U.S.-listed spot Bitcoin and Ether exchange-traded funds (ETFs) have posted record-breaking outflows over the past four months, reinforcing signs of a prolonged crypto market downturn. According to data from SoSoValue, investors have withdrawn $6.39 billion from spot Bitcoin ETFs during four consecutive months of net outflows — the longest losing streak since these funds debuted in January 2024. Spot Ether ETFs have followed a similar trend, shedding $2.76 billion during the same period.
The sustained capital flight from crypto ETFs signals weakening institutional demand for digital assets, a key driver behind the recent price declines in Bitcoin and Ethereum. Bitcoin, the world’s largest cryptocurrency by market capitalization, surged to an all-time high above $126,000 in early October before retreating sharply to around $67,000 — a drop of nearly 50%. Ethereum has experienced even steeper losses, plunging more than 60% from its peak above $4,950 reached in August last year.
Spot crypto ETFs quickly became one of the most transparent indicators of institutional participation after launching in early 2024. Billions of dollars flowed into these investment vehicles throughout the year, particularly after pro-crypto candidate Donald Trump secured victory in the U.S. presidential election. Strong ETF inflows played a crucial role in fueling the bullish momentum that pushed Bitcoin and Ether to record levels.

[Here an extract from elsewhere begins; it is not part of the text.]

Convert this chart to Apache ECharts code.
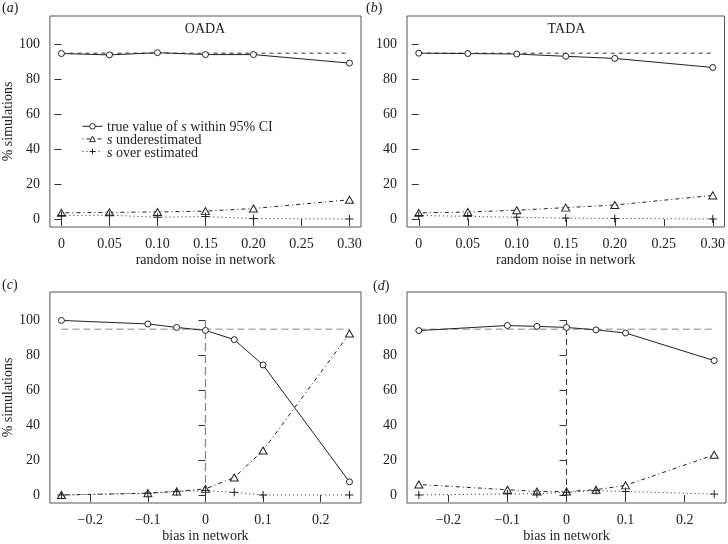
<!DOCTYPE html>
<html>
<head>
<meta charset="utf-8">
<script src="https://cdn.jsdelivr.net/npm/echarts@6/dist/echarts.min.js"></script>
<style>html,body{margin:0;padding:0;background:#fff}#c{width:728px;height:544px}</style>
</head>
<body>
<div id="c"></div>
<script>
// ---- data ----
const noiseX = [0, 0.05, 0.10, 0.15, 0.20, 0.30];
const biasX = [-0.25, -0.1, -0.05, 0, 0.05, 0.1, 0.25];

const oadaNoiseWithin = [94.8, 94.0, 95.3, 94.2, 94.2, 89.3];
const oadaNoiseUnder  = [3.5, 3.8, 4.0, 4.5, 6.0, 11.0];
const oadaNoiseOver   = [2.0, 2.2, 1.0, 1.4, 0.2, 0.0];

const tadaNoiseWithin = [95.0, 94.8, 94.5, 93.2, 92.0, 86.8];
const tadaNoiseUnder  = [3.5, 4.0, 5.0, 6.5, 8.0, 13.5];
const tadaNoiseOver   = [2.0, 1.5, 1.0, 0.5, 0.3, 0.0];

const oadaBiasWithin = [100, 98, 96, 94.3, 89, 74.5, 7.5];
const oadaBiasUnder  = [0, 1, 2, 3.5, 10, 25.5, 92.5];
const oadaBiasOver   = [0, 1, 2, 2.5, 1.5, 0, 0];

const tadaBiasWithin = [94.2, 97.1, 96.6, 96.0, 94.6, 92.8, 77.0];
const tadaBiasUnder  = [6.0, 3.0, 2.0, 2.0, 3.0, 5.5, 23.0];
const tadaBiasOver   = [0, 0.6, 0.6, 1.5, 2.5, 2.0, 0.5];

const refLevel = 95;          // horizontal reference (%)
const noiseRefX = [0, 0.30];
const biasRefX = [-0.25, 0.25];
const biasVertX = 0;
const biasVertY = [0, 100];

const yTicks = [0, 20, 40, 60, 80, 100];
const noiseTicks = [0, 0.05, 0.10, 0.15, 0.20, 0.25, 0.30];
const noiseTickLabels = ['0', '0.05', '0.10', '0.15', '0.20', '0.25', '0.30'];
const biasTicks = [-0.2, -0.1, 0, 0.1, 0.2];
const biasTickLabels = ['\u22120.2', '\u22120.1', '0', '0.1', '0.2'];

const panelLabels = ['a', 'b', 'c', 'd'];
const panelTitles = ['OADA', 'TADA', '', ''];
const seriesNames = ['within', 'under', 'over'];
const legendTexts = [
  '{n|true value of }{i|s}{n| within 95% CI}',
  '{i|s}{n| underestimated}',
  '{i|s}{n| over estimated}'
];
const yTitle = '% simulations';
const xTitles = ['random noise in network', 'random noise in network', 'bias in network', 'bias in network'];

// ---- styling ----
const FONT = 'Liberation Serif';
const INK = '#222';
const grids = [
  {left: 49, top: 16, width: 312, height: 211},
  {left: 407, top: 16, width: 319, height: 211},
  {left: 49, top: 292, width: 312, height: 211},
  {left: 407, top: 292, width: 319, height: 211}
];

function labelFor(ticks, labels) {
  return function (v) {
    let best = 0, d = Infinity;
    ticks.forEach((t, i) => { if (Math.abs(t - v) < d) { d = Math.abs(t - v); best = i; } });
    return labels[best];
  };
}

const xAxes = [], yAxes = [], series = [];
const panelData = [
  [noiseX, oadaNoiseWithin, oadaNoiseUnder, oadaNoiseOver],
  [noiseX, tadaNoiseWithin, tadaNoiseUnder, tadaNoiseOver],
  [biasX, oadaBiasWithin, oadaBiasUnder, oadaBiasOver],
  [biasX, tadaBiasWithin, tadaBiasUnder, tadaBiasOver]
];

const circleSym = 'path://M10,5A5,5,0,1,1,0,5A5,5,0,1,1,10,5Z';
const triSym = 'path://M5,0L10,9L0,9Z';
const plusSym = 'path://M0,5L10,5M5,0L5,10';
const symbols = [circleSym, triSym, plusSym];
const symSizes = [6, [8, 7], 8];
const symFill = ['#fff', '#fff', INK];
const lineTypes = ['solid', [1, 3, 4, 3], [1, 3]];

for (let p = 0; p < 4; p++) {
  const isNoise = p < 2;
  const ticks = isNoise ? noiseTicks : biasTicks;
  const tlabels = isNoise ? noiseTickLabels : biasTickLabels;
  xAxes.push({
    type: 'value', gridIndex: p,
    min: isNoise ? -0.012 : -0.27, max: isNoise ? 0.312 : 0.27,
    axisLine: {show: false}, splitLine: {show: false},
    axisTick: {show: true, customValues: ticks, length: 7, lineStyle: {color: '#333', width: 1}},
    axisLabel: {customValues: ticks, formatter: labelFor(ticks, tlabels), margin: 10,
      fontFamily: FONT, fontSize: 14, color: INK},
    name: xTitles[p], nameLocation: 'middle', nameGap: 26,
    nameTextStyle: {fontFamily: FONT, fontSize: 14, color: INK}
  });
  yAxes.push({
    type: 'value', gridIndex: p, min: -4.6, max: 116.3,
    axisLine: {show: false}, splitLine: {show: false},
    axisTick: {show: true, customValues: yTicks, length: 7, lineStyle: {color: '#333', width: 1}},
    axisLabel: {customValues: yTicks, margin: 10, fontFamily: FONT, fontSize: 14, color: INK},
    name: (p % 2 === 0) ? yTitle : '', nameLocation: 'middle', nameGap: 29,
    nameTextStyle: {fontFamily: FONT, fontSize: 14, color: INK}
  });

  const d = panelData[p];
  const xs = d[0];
  const refX = isNoise ? noiseRefX : biasRefX;
  series.push({
    type: 'line', xAxisIndex: p, yAxisIndex: p, silent: true, symbol: 'none', z: 1,
    data: refX.map(x => [x, refLevel]),
    lineStyle: {color: isNoise ? '#333' : '#888', width: 1, type: isNoise ? [4, 4] : [7, 4]}
  });
  if (!isNoise) {
    series.push({
      type: 'line', xAxisIndex: p, yAxisIndex: p, silent: true, symbol: 'none', z: 1,
      data: biasVertY.map(y => [biasVertX, y]),
      lineStyle: {color: p === 2 ? '#888' : '#333', width: p === 2 ? 1.3 : 1, type: p === 2 ? [8, 4] : [6, 4]}
    });
  }
  for (let s = 0; s < 3; s++) {
    const ys = d[s + 1];
    series.push({
      name: seriesNames[s], type: 'line', xAxisIndex: p, yAxisIndex: p, z: 3,
      data: xs.map((x, i) => [x, ys[i]]),
      symbol: symbols[s], symbolSize: symSizes[s], showAllSymbol: true,
      lineStyle: {color: INK, width: 1, type: lineTypes[s]},
      itemStyle: {color: symFill[s], borderColor: INK, borderWidth: 1},
      emphasis: {disabled: true}
    });
  }
}

const graphic = [];
const labelPos = [[2, 1], [366, 1], [2, 278], [373, 279]];
panelLabels.forEach((l, i) => {
  graphic.push({type: 'text', x: labelPos[i][0], y: labelPos[i][1],
    style: {text: '({i|' + l + '})', fontFamily: FONT, fontSize: 14, fill: INK,
      rich: {i: {fontFamily: FONT, fontSize: 14, fontStyle: 'italic', fill: INK}}}});
});
panelTitles.forEach((t, i) => {
  if (!t) return;
  const g = grids[i];
  graphic.push({type: 'text', x: g.left + g.width / 2, y: 22,
    style: {text: t, align: 'center', fontFamily: FONT, fontSize: 14, fill: INK}});
});
// legend labels (rich text, italic s)
const legendTop = 123, legendPitch = 13;
legendTexts.forEach((t, i) => {
  graphic.push({type: 'text', x: 107, y: legendTop + 4 + i * legendPitch,
    style: {text: t, verticalAlign: 'middle', fontFamily: FONT, fontSize: 14, fill: INK,
      rich: {n: {fontFamily: FONT, fontSize: 14, fill: INK},
             i: {fontFamily: FONT, fontSize: 14, fontStyle: 'italic', fill: INK}}}});
});

const chart = echarts.init(document.getElementById('c'), null, {renderer: 'canvas'});
chart.setOption({
  animation: false,
  backgroundColor: '#fff',
  grid: grids.map(g => Object.assign({show: true, borderColor: '#555', borderWidth: 1, backgroundColor: 'transparent'}, g)),
  xAxis: xAxes, yAxis: yAxes, series: series, graphic: graphic,
  legend: {
    left: 82, top: legendTop, padding: 0, orient: 'vertical', itemWidth: 20, itemHeight: 7,
    itemGap: legendPitch - 7, selectedMode: false,
    data: seriesNames,
    itemStyle: {borderWidth: 1},
    lineStyle: {width: 1},
    formatter: function () { return ''; },
    textStyle: {fontSize: 7, lineHeight: 7}
  }
});
</script>
</body>
</html>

However, investor confidence faltered following the early October market crash, reportedly triggered by pricing inefficiencies on major offshore exchange Binance. While recent trading sessions have shown occasional inflows into Bitcoin and Ether ETFs, market analysts stress that consistent and sustained demand is necessary to stabilize prices and reignite a broader crypto market recovery.
As institutional appetite for digital assets cools, ETF flow data will remain a critical metric for gauging the next phase of the cryptocurrency market cycle.